**EXERCISE BRIEF:**
Reproduce the data below in full and exclude every picture.

**ENTRIES PROVIDED:**
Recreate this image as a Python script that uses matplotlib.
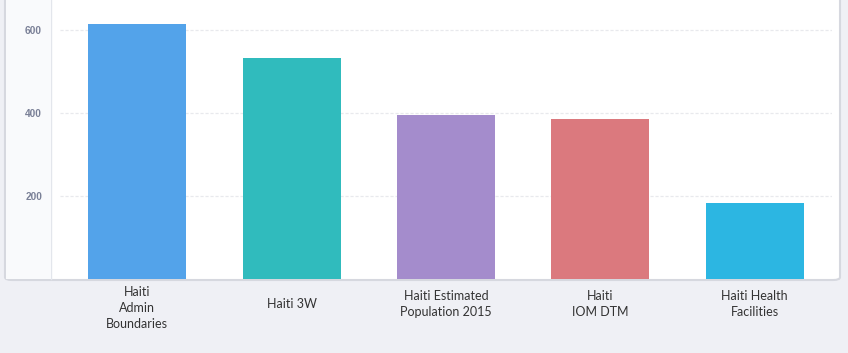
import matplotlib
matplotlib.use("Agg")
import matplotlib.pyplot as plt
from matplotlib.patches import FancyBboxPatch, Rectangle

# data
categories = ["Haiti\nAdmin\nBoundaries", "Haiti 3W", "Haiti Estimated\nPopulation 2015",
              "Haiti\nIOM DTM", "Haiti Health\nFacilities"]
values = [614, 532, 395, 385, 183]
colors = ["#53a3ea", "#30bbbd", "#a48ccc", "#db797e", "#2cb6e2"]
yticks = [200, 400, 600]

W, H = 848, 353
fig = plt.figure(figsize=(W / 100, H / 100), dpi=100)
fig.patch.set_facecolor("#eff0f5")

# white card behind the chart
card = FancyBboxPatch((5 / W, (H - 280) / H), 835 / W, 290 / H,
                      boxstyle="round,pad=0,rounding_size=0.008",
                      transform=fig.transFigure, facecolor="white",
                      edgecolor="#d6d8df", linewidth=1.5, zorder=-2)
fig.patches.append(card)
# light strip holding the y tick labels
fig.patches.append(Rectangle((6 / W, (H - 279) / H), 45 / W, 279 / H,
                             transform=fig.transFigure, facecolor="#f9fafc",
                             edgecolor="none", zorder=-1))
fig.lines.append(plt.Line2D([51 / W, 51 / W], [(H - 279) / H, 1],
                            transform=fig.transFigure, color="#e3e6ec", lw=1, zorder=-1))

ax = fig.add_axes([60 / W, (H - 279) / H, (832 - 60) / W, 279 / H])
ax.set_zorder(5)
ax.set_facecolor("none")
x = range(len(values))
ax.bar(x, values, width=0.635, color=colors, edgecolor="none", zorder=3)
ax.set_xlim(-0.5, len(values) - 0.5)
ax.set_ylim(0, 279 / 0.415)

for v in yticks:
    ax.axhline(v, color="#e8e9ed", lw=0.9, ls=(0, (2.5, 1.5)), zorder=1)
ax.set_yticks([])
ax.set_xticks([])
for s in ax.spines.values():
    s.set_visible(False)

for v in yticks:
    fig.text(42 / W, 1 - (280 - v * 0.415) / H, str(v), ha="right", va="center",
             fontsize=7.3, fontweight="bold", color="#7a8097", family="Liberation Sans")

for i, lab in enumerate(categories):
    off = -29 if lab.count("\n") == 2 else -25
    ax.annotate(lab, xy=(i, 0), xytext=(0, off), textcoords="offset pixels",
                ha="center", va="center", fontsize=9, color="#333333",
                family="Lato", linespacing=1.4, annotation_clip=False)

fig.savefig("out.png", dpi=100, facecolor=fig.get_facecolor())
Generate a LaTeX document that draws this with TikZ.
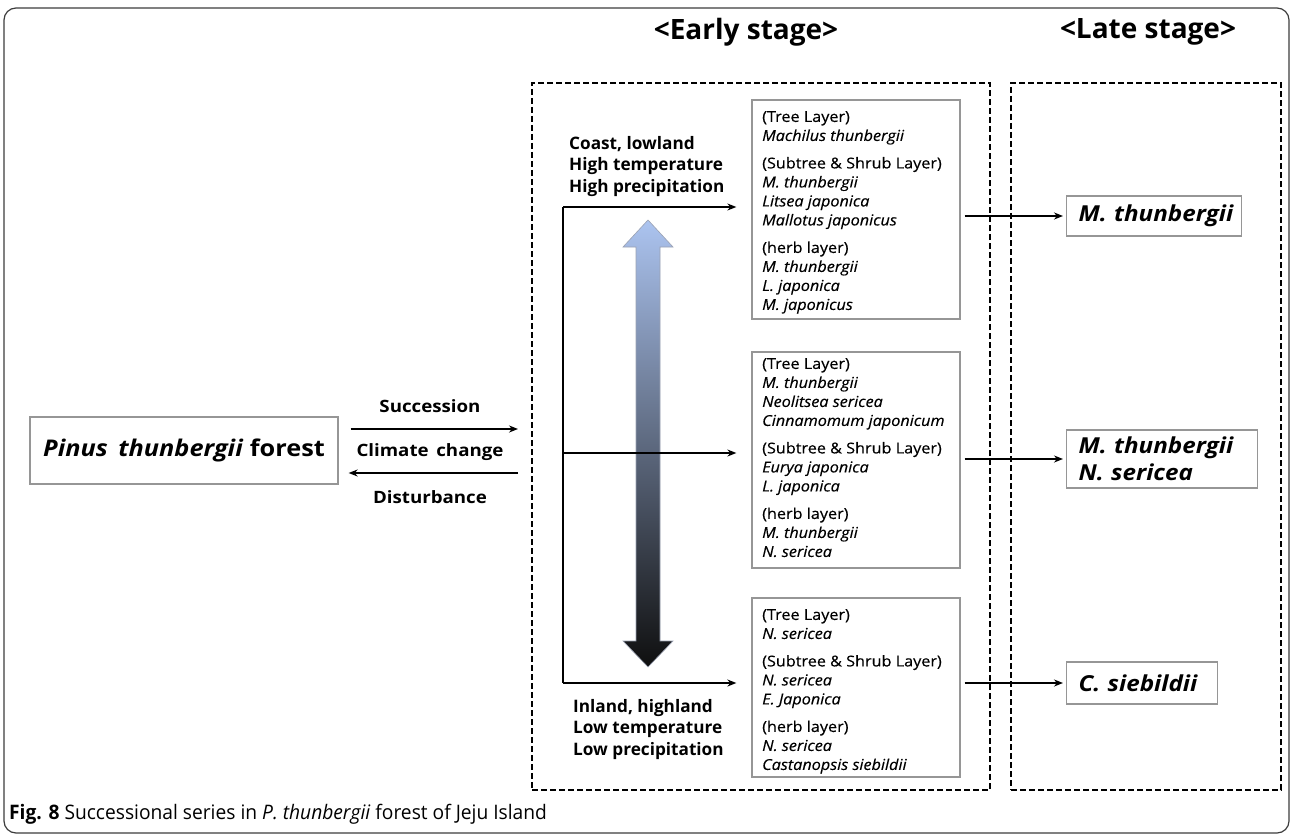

**EXERCISE RESPONSE:**
Recreate this image as a Python script that uses matplotlib.
import matplotlib
matplotlib.use("Agg")
import matplotlib.pyplot as plt
from matplotlib.patches import FancyBboxPatch, Rectangle

# data
categories = ["Haiti\nAdmin\nBoundaries", "Haiti 3W", "Haiti Estimated\nPopulation 2015",
              "Haiti\nIOM DTM", "Haiti Health\nFacilities"]
values = [614, 532, 395, 385, 183]
colors = ["#53a3ea", "#30bbbd", "#a48ccc", "#db797e", "#2cb6e2"]
yticks = [200, 400, 600]

W, H = 848, 353
fig = plt.figure(figsize=(W / 100, H / 100), dpi=100)
fig.patch.set_facecolor("#eff0f5")

# white card behind the chart
card = FancyBboxPatch((5 / W, (H - 280) / H), 835 / W, 290 / H,
                      boxstyle="round,pad=0,rounding_size=0.008",
                      transform=fig.transFigure, facecolor="white",
                      edgecolor="#d6d8df", linewidth=1.5, zorder=-2)
fig.patches.append(card)
# light strip holding the y tick labels
fig.patches.append(Rectangle((6 / W, (H - 279) / H), 45 / W, 279 / H,
                             transform=fig.transFigure, facecolor="#f9fafc",
                             edgecolor="none", zorder=-1))
fig.lines.append(plt.Line2D([51 / W, 51 / W], [(H - 279) / H, 1],
                            transform=fig.transFigure, color="#e3e6ec", lw=1, zorder=-1))

ax = fig.add_axes([60 / W, (H - 279) / H, (832 - 60) / W, 279 / H])
ax.set_zorder(5)
ax.set_facecolor("none")
x = range(len(values))
ax.bar(x, values, width=0.635, color=colors, edgecolor="none", zorder=3)
ax.set_xlim(-0.5, len(values) - 0.5)
ax.set_ylim(0, 279 / 0.415)

for v in yticks:
    ax.axhline(v, color="#e8e9ed", lw=0.9, ls=(0, (2.5, 1.5)), zorder=1)
ax.set_yticks([])
ax.set_xticks([])
for s in ax.spines.values():
    s.set_visible(False)

for v in yticks:
    fig.text(42 / W, 1 - (280 - v * 0.415) / H, str(v), ha="right", va="center",
             fontsize=7.3, fontweight="bold", color="#7a8097", family="Liberation Sans")

for i, lab in enumerate(categories):
    off = -29 if lab.count("\n") == 2 else -25
    ax.annotate(lab, xy=(i, 0), xytext=(0, off), textcoords="offset pixels",
                ha="center", va="center", fontsize=9, color="#333333",
                family="Lato", linespacing=1.4, annotation_clip=False)

fig.savefig("out.png", dpi=100, facecolor=fig.get_facecolor())
Generate a LaTeX document that draws this with TikZ.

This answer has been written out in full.